▶ _Task data_

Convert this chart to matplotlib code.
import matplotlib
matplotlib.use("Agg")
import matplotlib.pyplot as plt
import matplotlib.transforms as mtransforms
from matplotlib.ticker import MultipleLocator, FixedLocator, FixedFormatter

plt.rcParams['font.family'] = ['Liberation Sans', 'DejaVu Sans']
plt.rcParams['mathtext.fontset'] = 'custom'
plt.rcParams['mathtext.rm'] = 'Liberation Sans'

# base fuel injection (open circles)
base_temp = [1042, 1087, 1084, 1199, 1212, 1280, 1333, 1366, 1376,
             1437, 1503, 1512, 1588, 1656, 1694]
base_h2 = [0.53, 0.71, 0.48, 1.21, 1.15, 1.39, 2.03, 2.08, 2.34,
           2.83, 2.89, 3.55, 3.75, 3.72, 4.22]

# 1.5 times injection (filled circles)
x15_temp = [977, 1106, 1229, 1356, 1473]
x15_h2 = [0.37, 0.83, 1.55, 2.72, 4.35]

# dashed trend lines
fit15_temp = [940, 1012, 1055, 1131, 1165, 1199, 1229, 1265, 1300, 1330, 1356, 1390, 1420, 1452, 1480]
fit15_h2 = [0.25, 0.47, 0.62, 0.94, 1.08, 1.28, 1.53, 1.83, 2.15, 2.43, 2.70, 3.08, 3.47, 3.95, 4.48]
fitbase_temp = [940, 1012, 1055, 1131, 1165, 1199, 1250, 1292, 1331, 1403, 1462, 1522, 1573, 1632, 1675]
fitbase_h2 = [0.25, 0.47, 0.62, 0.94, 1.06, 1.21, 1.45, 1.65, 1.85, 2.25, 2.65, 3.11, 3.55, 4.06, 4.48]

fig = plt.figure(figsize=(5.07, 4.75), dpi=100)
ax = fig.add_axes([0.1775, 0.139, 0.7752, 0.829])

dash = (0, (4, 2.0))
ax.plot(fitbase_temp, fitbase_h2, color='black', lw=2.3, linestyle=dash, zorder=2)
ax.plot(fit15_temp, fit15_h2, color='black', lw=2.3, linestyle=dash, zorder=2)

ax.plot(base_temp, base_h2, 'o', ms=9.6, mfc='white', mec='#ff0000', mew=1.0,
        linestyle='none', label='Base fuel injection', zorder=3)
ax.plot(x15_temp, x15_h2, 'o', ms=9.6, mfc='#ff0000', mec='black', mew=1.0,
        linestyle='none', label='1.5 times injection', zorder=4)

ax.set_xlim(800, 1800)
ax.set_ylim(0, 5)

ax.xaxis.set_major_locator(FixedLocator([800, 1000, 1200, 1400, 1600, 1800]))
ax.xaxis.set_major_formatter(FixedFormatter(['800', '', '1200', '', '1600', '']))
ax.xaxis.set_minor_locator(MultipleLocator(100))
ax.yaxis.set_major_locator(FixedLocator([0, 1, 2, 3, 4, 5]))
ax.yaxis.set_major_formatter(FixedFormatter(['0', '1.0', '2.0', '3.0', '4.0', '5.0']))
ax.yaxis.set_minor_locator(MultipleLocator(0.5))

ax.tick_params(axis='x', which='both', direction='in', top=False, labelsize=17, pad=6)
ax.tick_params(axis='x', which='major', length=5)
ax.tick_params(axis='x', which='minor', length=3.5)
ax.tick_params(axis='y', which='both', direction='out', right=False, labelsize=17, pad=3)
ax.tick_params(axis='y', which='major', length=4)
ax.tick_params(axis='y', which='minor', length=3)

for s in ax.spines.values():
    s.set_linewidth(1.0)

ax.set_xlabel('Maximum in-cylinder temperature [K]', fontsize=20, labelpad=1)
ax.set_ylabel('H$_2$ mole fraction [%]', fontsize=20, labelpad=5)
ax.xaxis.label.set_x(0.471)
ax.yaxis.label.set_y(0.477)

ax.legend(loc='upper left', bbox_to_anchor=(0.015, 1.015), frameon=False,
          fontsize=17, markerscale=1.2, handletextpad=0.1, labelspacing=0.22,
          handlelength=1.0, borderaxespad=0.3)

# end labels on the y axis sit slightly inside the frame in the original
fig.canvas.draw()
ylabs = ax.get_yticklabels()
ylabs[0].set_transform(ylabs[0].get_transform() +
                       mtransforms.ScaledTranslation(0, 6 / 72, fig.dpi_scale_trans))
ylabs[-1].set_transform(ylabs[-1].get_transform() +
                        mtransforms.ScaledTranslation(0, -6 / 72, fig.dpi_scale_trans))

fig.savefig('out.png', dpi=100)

* * *

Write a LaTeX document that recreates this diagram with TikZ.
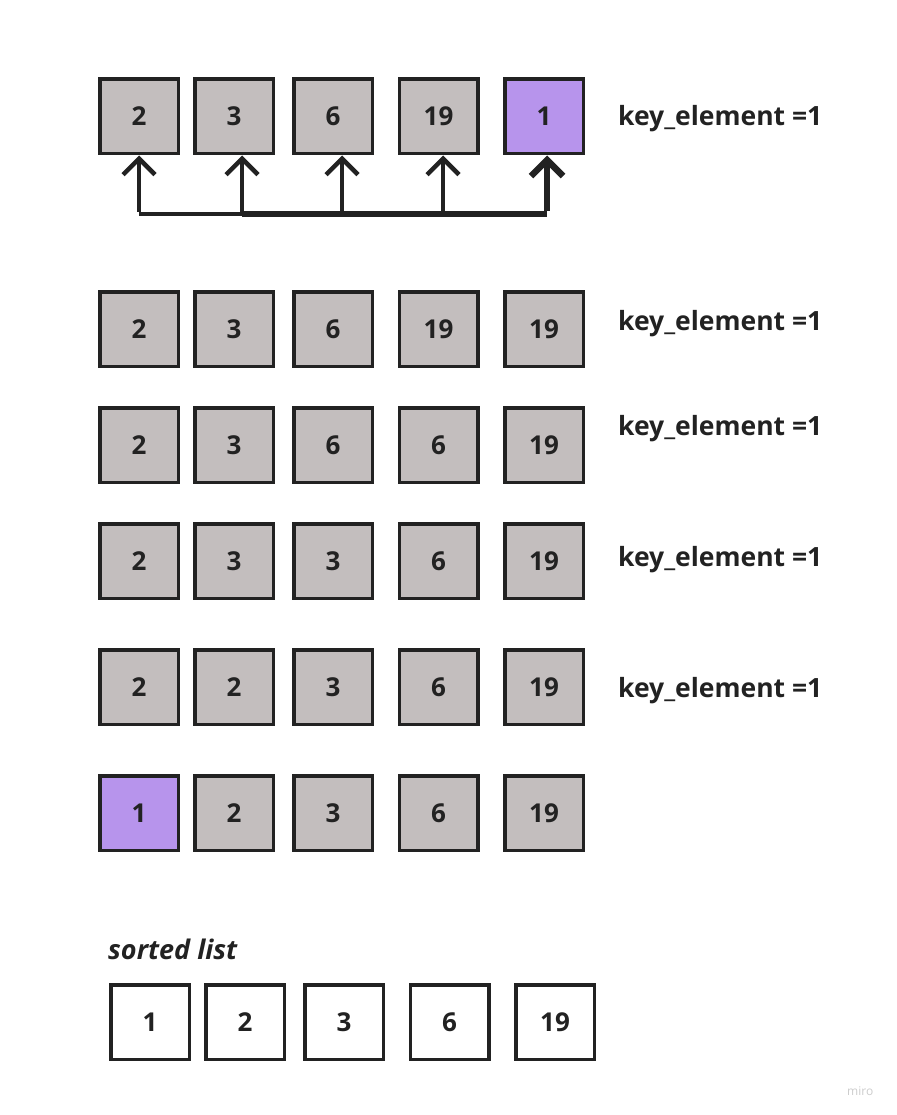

▶ _Instruction_
Would you quote everything above from the line containing "Convert this chart to matplotlib code." down to the line containing "plt.rcParams['mathtext.rm'] = 'Liberation"? Include both of those lines and nothing else.

▶ _Result for this task_
Convert this chart to matplotlib code.
import matplotlib
matplotlib.use("Agg")
import matplotlib.pyplot as plt
import matplotlib.transforms as mtransforms
from matplotlib.ticker import MultipleLocator, FixedLocator, FixedFormatter

plt.rcParams['font.family'] = ['Liberation Sans', 'DejaVu Sans']
plt.rcParams['mathtext.fontset'] = 'custom'
plt.rcParams['mathtext.rm'] = 'Liberation Sans'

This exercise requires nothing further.